Smedley Butler chose not to play the role prepared for him by the conspirators. When he addressed the Bonus Army, he told them to stick together, and stick to their demands. He later denounced the conspiracy and gave closed-door testimony to the House Un-American Activities Committee. Surprisingly or not, no arrests or prosecutions for treason resulted from this testimony. Rather, the story was covered up. Although rarely mentioned in history books, the interested reader may consult a fairly comprehensive reconstruction of the conspiracy in Jules Archer’s 1973 book The Plot to Seize the White House, published by Hawthorne books, reprinted in 2003.

So, why should we tell this story today?
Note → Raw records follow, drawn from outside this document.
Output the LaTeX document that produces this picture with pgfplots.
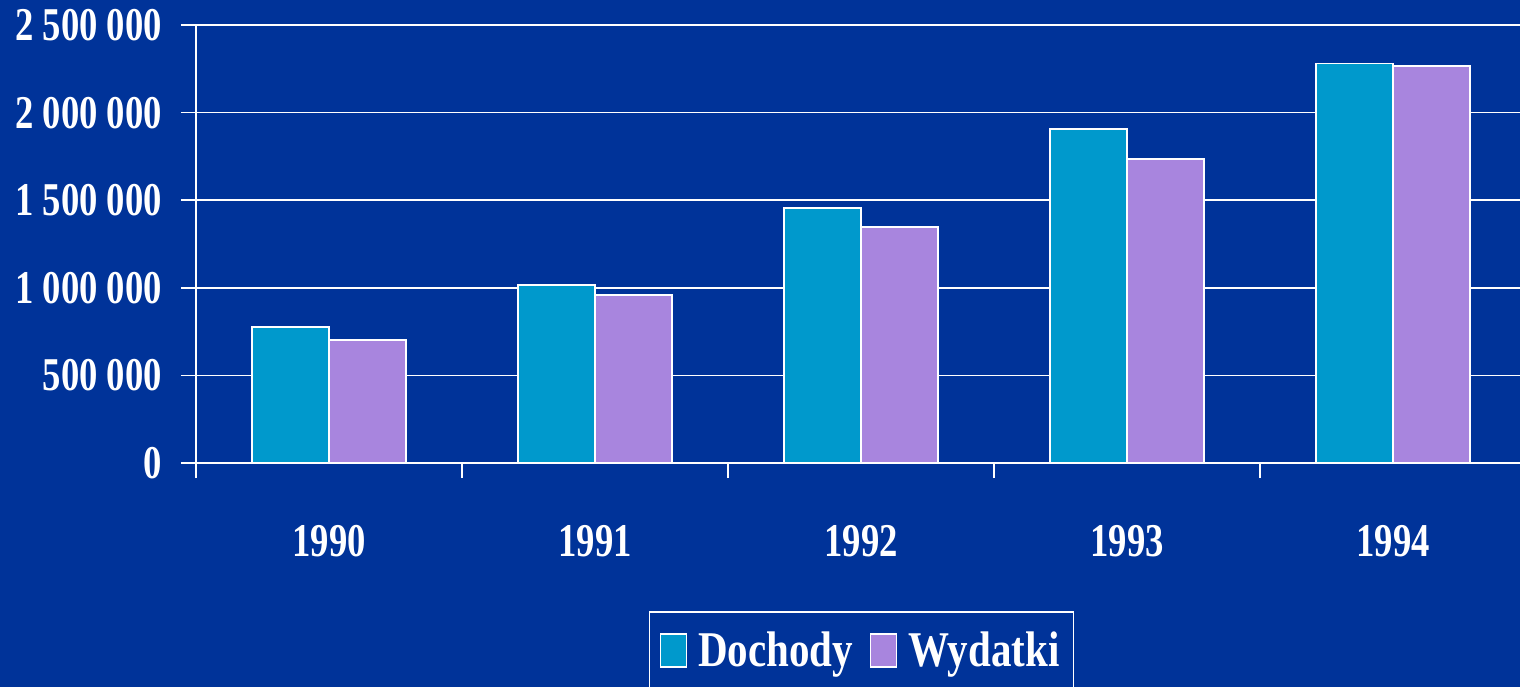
\documentclass[border=0pt]{standalone}
\usepackage{pgfplots}
\pgfplotsset{compat=1.18}
\usepackage{fontspec}
\setmainfont{Liberation Serif}[FakeStretch=0.78]
\newfontfamily\legfont{Liberation Serif}[FakeStretch=0.82]
\definecolor{bg}{RGB}{0,51,153}
\definecolor{doch}{RGB}{0,153,204}
\definecolor{wyd}{RGB}{168,133,222}
\begin{document}
\begin{tikzpicture}
\useasboundingbox (0,0) rectangle (760pt,343.5pt);
\clip (0,0) rectangle (760pt,343.5pt);
\fill[bg] (0,0) rectangle (760pt,343.5pt);
\begin{axis}[
  at={(98pt,112pt)}, anchor=south west,
  scale only axis, width=662pt, height=219pt,
  xmin=-0.5, xmax=4.477, ymin=0, ymax=2500000,
  ybar=0pt, bar width=38.5pt,
  axis x line*=bottom, axis y line*=left,
  axis line style={white, line width=0.75pt, -},
  ytick={0,500000,1000000,1500000,2000000,2500000},
  yticklabels={0,500 000,1 000 000,1 500 000,2 000 000,2 500 000},
  scaled y ticks=false,
  ymajorgrids, grid style={white, line width=0.75pt},
  xtick={-0.5,0.5,1.5,2.5,3.5},
  xticklabels={},
  extra x ticks={0,1,2,3,4},
  extra x tick labels={1990,1991,1992,1993,1994},
  extra x tick style={tick style={draw=none}, grid=none},
  tick align=outside,
  major tick length=7.5pt,
  tick style={white, line width=0.75pt},
  ticklabel style={text=white, font=\bfseries\fontsize{23.5}{24}\selectfont},
  xticklabel style={yshift=-20pt},
  yticklabel style={xshift=-6pt},
  legend columns=2,
  legend style={at={(0.342,-0.338)}, anchor=north west, draw=white, line width=0.75pt,
    fill=none, text=white, font=\legfont\bfseries\fontsize{25}{26}\selectfont,
    inner xsep=5pt, inner ysep=8pt,
    /tikz/every odd column/.append style={column sep=3.5pt},
    /tikz/every even column/.append style={column sep=6.5pt}},
]
\addplot[fill=doch, draw=white, line width=0.75pt,
  legend image code/.code={\draw[fill=doch, draw=white, line width=0.75pt] (0pt,-8.25pt) rectangle (13pt,8.25pt);}]
  coordinates {(0,776000) (1,1016000) (2,1455000) (3,1906000) (4,2280000)};
\addplot[fill=wyd, draw=white, line width=0.75pt,
  legend image code/.code={\draw[fill=wyd, draw=white, line width=0.75pt] (0pt,-8.25pt) rectangle (13pt,8.25pt);}]
  coordinates {(0,702000) (1,959000) (2,1347000) (3,1735000) (4,2266000)};
\legend{Dochody,Wydatki}
\end{axis}
\end{tikzpicture}
\end{document}
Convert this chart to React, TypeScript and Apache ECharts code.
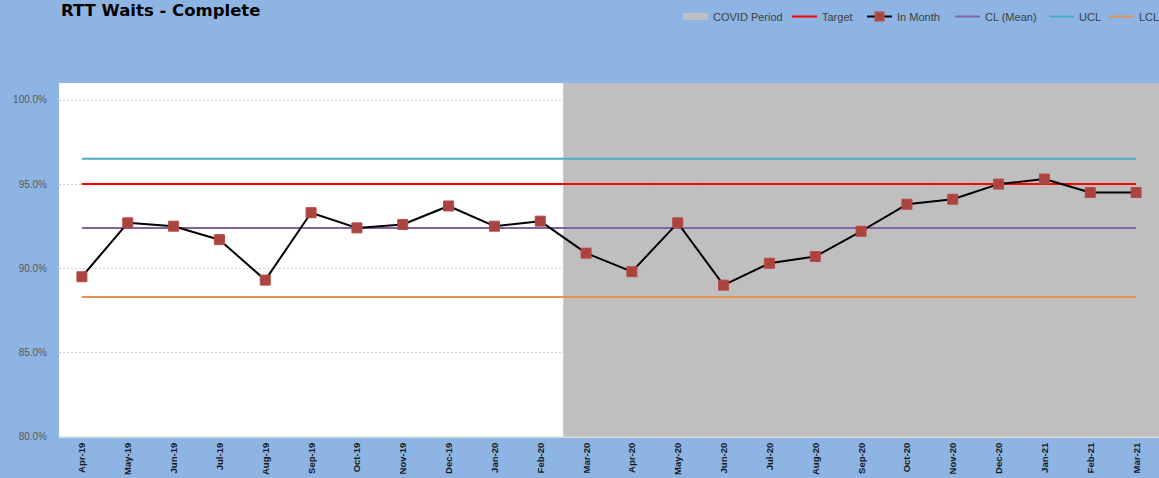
import React, { useEffect, useRef } from 'react';
import * as echarts from 'echarts';

const months = [
  'Apr-19', 'May-19', 'Jun-19', 'Jul-19', 'Aug-19', 'Sep-19', 'Oct-19', 'Nov-19',
  'Dec-19', 'Jan-20', 'Feb-20', 'Mar-20', 'Apr-20', 'May-20', 'Jun-20', 'Jul-20',
  'Aug-20', 'Sep-20', 'Oct-20', 'Nov-20', 'Dec-20', 'Jan-21', 'Feb-21', 'Mar-21',
];
const inMonth = [
  89.5, 92.7, 92.5, 91.7, 89.3, 93.3, 92.4, 92.6, 93.7, 92.5, 92.8, 90.9,
  89.8, 92.7, 89.0, 90.3, 90.7, 92.2, 93.8, 94.1, 95.0, 95.3, 94.5, 94.5,
];
const target = 95;
const clMean = 92.4;
const ucl = 96.5;
const lcl = 88.3;
const covidStart = 'Mar-20';
const yMin = 80;
const yMax = 101;
const yStep = 5;

const FONT = 'Liberation Sans';
const LINE_ICON = 'path://M0,0H25V2H0Z';

export default function App() {
  const ref = useRef<HTMLDivElement>(null);
  useEffect(() => {
    document.body.style.margin = '0';
    const chart = echarts.init(ref.current!, null, { renderer: 'svg' });
    const startIdx = months.indexOf(covidStart);
    const covidData = months
      .map((_, i) => [i, 1])
      .filter((d) => d[0] >= startIdx);
    const constLine = (name: string, value: number, color: string) => ({
      name,
      type: 'line',
      data: months.map(() => value),
      symbol: 'none',
      showSymbol: false,
      silent: true,
      z: 3,
      lineStyle: { color, width: 2 },
      itemStyle: { color },
    });
    const legendBase = {
      top: 11,
      padding: 0,
      itemWidth: 25,
      itemHeight: 10,
      selectedMode: false,
      textStyle: { fontSize: 11, color: '#404040', fontFamily: FONT },
    };
    chart.setOption({
      animation: false,
      backgroundColor: '#8DB4E2',
      textStyle: { fontFamily: FONT },
      title: {
        text: 'RTT Waits - Complete',
        left: 61,
        top: 2,
        padding: 0,
        textStyle: { fontSize: 16.5, fontWeight: 'bold', color: '#000', fontFamily: 'DejaVu Sans' },
      },
      legend: [
        {
          ...legendBase,
          left: 683,
          itemHeight: 7,
          data: [{ name: 'COVID Period', icon: 'rect', itemStyle: { color: '#BFBFBF' } }],
        },
        { ...legendBase, left: 792, data: [{ name: 'Target', icon: LINE_ICON }] },
        { ...legendBase, left: 866, data: ['In Month'] },
        { ...legendBase, left: 955, data: [{ name: 'CL (Mean)', icon: LINE_ICON }] },
        { ...legendBase, left: 1049, data: [{ name: 'UCL', icon: LINE_ICON }] },
        { ...legendBase, left: 1109, data: [{ name: 'LCL', icon: LINE_ICON }] },
      ],
      grid: {
        left: 59,
        top: 83,
        width: 1102,
        height: 354,
        show: true,
        backgroundColor: '#ffffff',
        borderWidth: 0,
      },
      xAxis: {
        type: 'category',
        data: months,
        boundaryGap: true,
        axisLine: { show: true, lineStyle: { color: '#D9D9D9', width: 1 } },
        axisTick: { show: false },
        axisLabel: {
          rotate: 90,
          interval: 0,
          fontSize: 9.5,
          fontWeight: 'bold',
          color: '#1A1A1A',
          margin: 6,
        },
        splitLine: { show: false },
      },
      yAxis: [
        {
          type: 'value',
          min: yMin,
          max: yMax,
          interval: yStep,
          axisLine: { show: false },
          axisTick: { show: false },
          axisLabel: {
            fontSize: 10,
            color: '#595959',
            margin: 12,
            showMaxLabel: false,
            formatter: (v: number) => (v > 100 ? '' : v.toFixed(1) + '%'),
          },
          splitLine: {
            show: true,
            showMaxLine: false,
            showMinLine: false,
            lineStyle: { color: '#D0D0D0', type: [2, 2], width: 1 },
          },
        },
        { type: 'value', min: 0, max: 1, show: false },
      ],
      series: [
        {
          name: 'COVID Period',
          type: 'custom',
          yAxisIndex: 1,
          data: covidData,
          silent: true,
          z: 1,
          itemStyle: { color: '#BFBFBF' },
          renderItem: (_params: any, api: any) => {
            const top = api.coord([api.value(0), api.value(1)]);
            const bottom = api.coord([api.value(0), 0]);
            const bw = api.size([1, 0])[0];
            return {
              type: 'rect',
              shape: {
                x: top[0] - bw / 2,
                y: top[1],
                width: bw + 1,
                height: bottom[1] - top[1],
              },
              style: { fill: '#BFBFBF', stroke: null },
            };
          },
        },
        constLine('Target', target, '#FF0000'),
        {
          name: 'In Month',
          type: 'line',
          data: inMonth,
          symbol: 'rect',
          symbolSize: 10,
          showSymbol: true,
          z: 5,
          lineStyle: { color: '#000000', width: 2 },
          itemStyle: { color: '#A9443F', borderColor: '#B94A46', borderWidth: 1 },
        },
        constLine('CL (Mean)', clMean, '#8064A2'),
        constLine('UCL', ucl, '#4BACC6'),
        constLine('LCL', lcl, '#E8914F'),
      ],
    });
    return () => chart.dispose();
  }, []);
  return (
    <div
      ref={ref}
      style={{ position: 'absolute', left: 0, top: 0, width: 1159, height: 478 }}
    />
  );
}
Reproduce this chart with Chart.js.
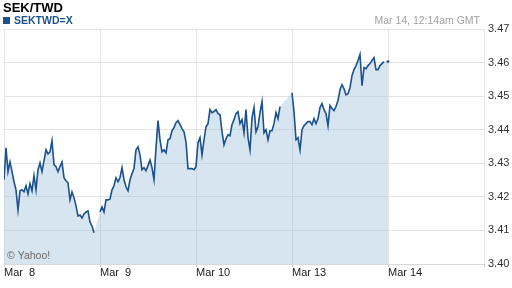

The example of Smedley Butler is instructive for any would-be leader. This modern Cincinnatus chose his country and his fellowman over narrow self-interest. The persistence, organization, and unity of the Bonus Army still serves as a model for realizing the interests of the working masses of the United States. Their methods and their will to stand up to authority are needed today if the Occupy Movement is to achieve its ambitious goals. Finally, the issues at stake – social spending in times of depression, the deficit and the national debt, freedom of assembly and to petition the government, and even the nature of fiat currency – are again central to our national dialogue. The fact that we are refighting the battles of the 1920s and 30s shows how much Progressive causes have lost, and how much the powers of Wall Street have clawed back since the New Deal and the Great Society. And hopefully, we can see a cautionary tale for how history is written. The war criminals who attacked their own people in Anacostia – MacArthur, Patton, and Eisenhower – were promoted and became the heroes of World War II, but the martyrs of that July in 1932 are largely forgotten. When the story of our own times are written, who will we remember and how?